Franklin Gutierrez has a legion of fans. He’s always had a host of Seattle admirers, even when reporters were calling him “The Man of Glass.” Count me among them. Given what he’s accomplished this year, it is only natural to wonder what a season of Guti in the outfield would look like.
Likely we would be disappointed. Though he doesn’t have unacceptable splits (.283 vs RHP/.333 LHP in a small sample size,) he has functioned so well because manager Lloyd McClendon has used him sparingly. When he was unavailable for a few days in August, I cringed. Here we go again. In order to get the best out of Gutierrez, using him sparingly against left handed pitchers and selected right handers seems to be the proper formula. Gutierrez can easily form a platoon with Seth Smith in an outfield corner, and can pick up some additional at bats at DH if Cruz occasionally plays some right.

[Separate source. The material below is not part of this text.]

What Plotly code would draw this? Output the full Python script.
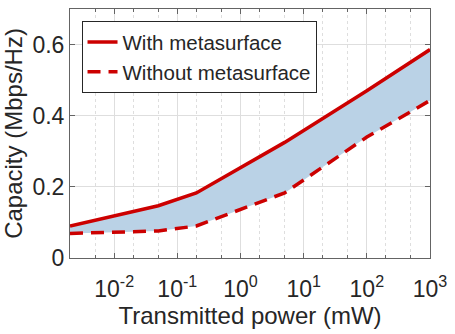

I know what some of you are thinking. The M’s need a center fielder, Guti would be perfect. Wrong. Guti in 2015 is not Guti in 2009, or 2010, not even of 2012 or 2013 when he wasn’t very good. In a television interview this weekend, Gutierrez was asked about whether he wished he could play center. He replied wistfully that he wishes things were different, but he was really better suited for the corner now. Franklin Gutierrez is now 32. He’s been through the equivalent of a health warzone, and emerged alive, but not unscathed.
And before we go one more step we must accept one more likelihood: Franklin Gutierrez is never likely to have another season like this again. There is nothing in his past to suggest he will be this good a hitter with this much power again. The most homers he’s ever hit in a season is 18 in that magical 2009 season. He did that with 629 plate appearances. Do the math that’s 31.1 at bats per home run. We might want to imagine what he can do with 600 plate appearances (which he won’t get in order to keep him on the field) but don’t for a minute imagine it will be like 60 homers. Jimmie Foxx in 1932, his best career year, had an AB/Hr ratio of 10.1. Hank Greenberg’s best was in 1938 at 9.6 AB/HR. They were two of the most successful right handed hitters (pre-steroids) of all time. Please, accept now that we should remember 2015, but it will be a statistical outlier.
Every time I think about this season I am disappointed. This should have been the year. And because the Mariners are playing so well at this moment it hurts that much more. But there are great stories on this team. Nelson Cruz has been so much more than I thought he would be. Tom Wilhelmsen has made the most of his opportunities in the ashes of the bullpen left by Fernando Rodney. Every time I see in my mind Franklin Gutierrez whacking a long fly into the seats I feel a warm glow where my heart should be. Take these moments and enjoy every one remaining to you for the rest of the season.
There is no question in my mind Guti has a place on this team in 2016–if the Mariners choose to bring him back and if he wants to be here. I’ve included the headlines to help you remember what a long road back it’s been. But don’t fool yourself. Don’t expect too much.